This biography has been re-published in full with permission. Licensed by Manatū Taonga Ministry for Culture and Heritage for re-use under the Creative Commons Attribution-NonCommercial 3.0 New Zealand Licence. This biography, written by Jill Holt, was first published in the Dictionary of New Zealand Biography in 2000.
Born: 26 March 1910, New Zealand
Died: 15 October 1994
Country most active: New Zealand
Also known as: Thyra Avis Mary McNeill
Thyra Avis Mary McNeill was born on 26 March 1910 in Wellington, the eldest of four children of Jane Louisa Beatrice Thompson and her husband, Alan McKenzie McNeill, a journalist. In 1913 the family moved to Auckland, where Alan became a land agent. They rented homes in Mount Eden, Ponsonby and Remuera, with enchanting gardens that would have a formative influence on Avis’s development as a writer and illustrator of natural history fantasy.

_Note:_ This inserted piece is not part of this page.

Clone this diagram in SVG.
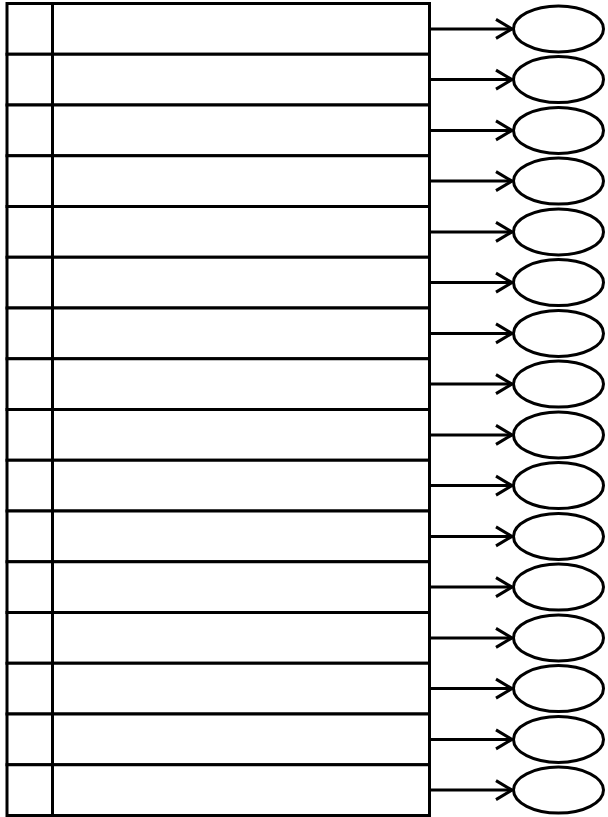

From 1915 Avis was a pupil at St Cuthbert’s College, where she enjoyed English, French and art. In 1924 the collapse of a business venture her father had started forced her to leave school and find a job. She wrote show cards for shops for a while, then copied drawings for architects, and later decorated furniture. After learning pen-and-ink sketching at night school, she sold a cartoon series, ‘The Adventures of Twink and Wink, the Twinkle Twins’, and other illustrations to the Auckland Star ’s children’s page. At 20, with Nora Spence, a work colleague and friend, she set up a successful business painting on parchment and decorating household items.
On 14 August 1935 Avis married George Audley Johnston Acres (known as Bob) in St Mary’s Cathedral, Parnell. Bob was born in London and had worked in newspaper advertising before coming to New Zealand for health reasons. The couple bought a chicken farm near Hamilton and Avis became active in the Anglican community and the New Zealand National Party, and served as secretary–treasurer of the local Plunket Society. She also had oil painting lessons with Ida Carey and exhibited and sold paintings.
In 1950 Avis and Bob moved to Taupō, where she focused on her art and writing while he helped set up the Taupo Times, which he then managed. After seeing the book Gumnut babies, by Australian May Gibbs, Avis produced a comic strip featuring two pohutukawa fairies called Hutu and Kawa, who lived in the bush with friends such as Willy Weka and various pixies and elves. The strip was accepted for the New Zealand Herald’s children’s page and appeared weekly from September 1950 until July 1960. Between 1955 and 1957 three popular Hutu and Kawa books, notable for their accurate rendering of New Zealand fauna and flora, were published by A. H. & A. W. Reed, the second in 1956 appearing at the same time as another of Avis’s books, Opo, the gay dolphin. She also wrote several nature study booklets, which Reeds published for schools.
Despite their fantasy, the Hutu and Kawa books conveyed an understanding of ecology and a strong conservationist ethos. In Hutu and Kawa find an island, Acres described the terrible impact of the possum on native trees and birds. In the same book she incorporated traditional Māori knowledge on making the sail for a canoe. To ensure that the details in her books were accurate, she undertook research in museums and libraries, and in the field. Her first three books sold extremely well, but sales of the fourth were disappointing. Although children loved the fairies, sections of the education and publishing worlds were ambivalent toward the mixture of fantastical narrative with accurate illustrations and information. Reeds decided against publishing further stories and her work was subsequently turned down by other publishers. However, in 1990 Heinemann Reed republished the Hutu and Kawa books.
Over the years Avis Acres continued to contribute to the household income. As well as selling paintings, she published articles on endangered species of birds and an identification guide to common New Zealand birds, and she wrote radio scripts and a play. Her bird sketches appeared in the Weekly News and her stories in New Zealand Horse and Pony. For many years she wrote and illustrated factual articles on birds for the junior section of Forest and Bird .
In the 1960s Avis and Bob moved to Levin, and then to Te Horo, where Avis illustrated a column and Bob was Ōtaki correspondent for the Levin Chronicle. They retired to Tauranga in the 1980s. Bob died there in 1993 and Avis on 15 October 1994; there were no children of the marriage.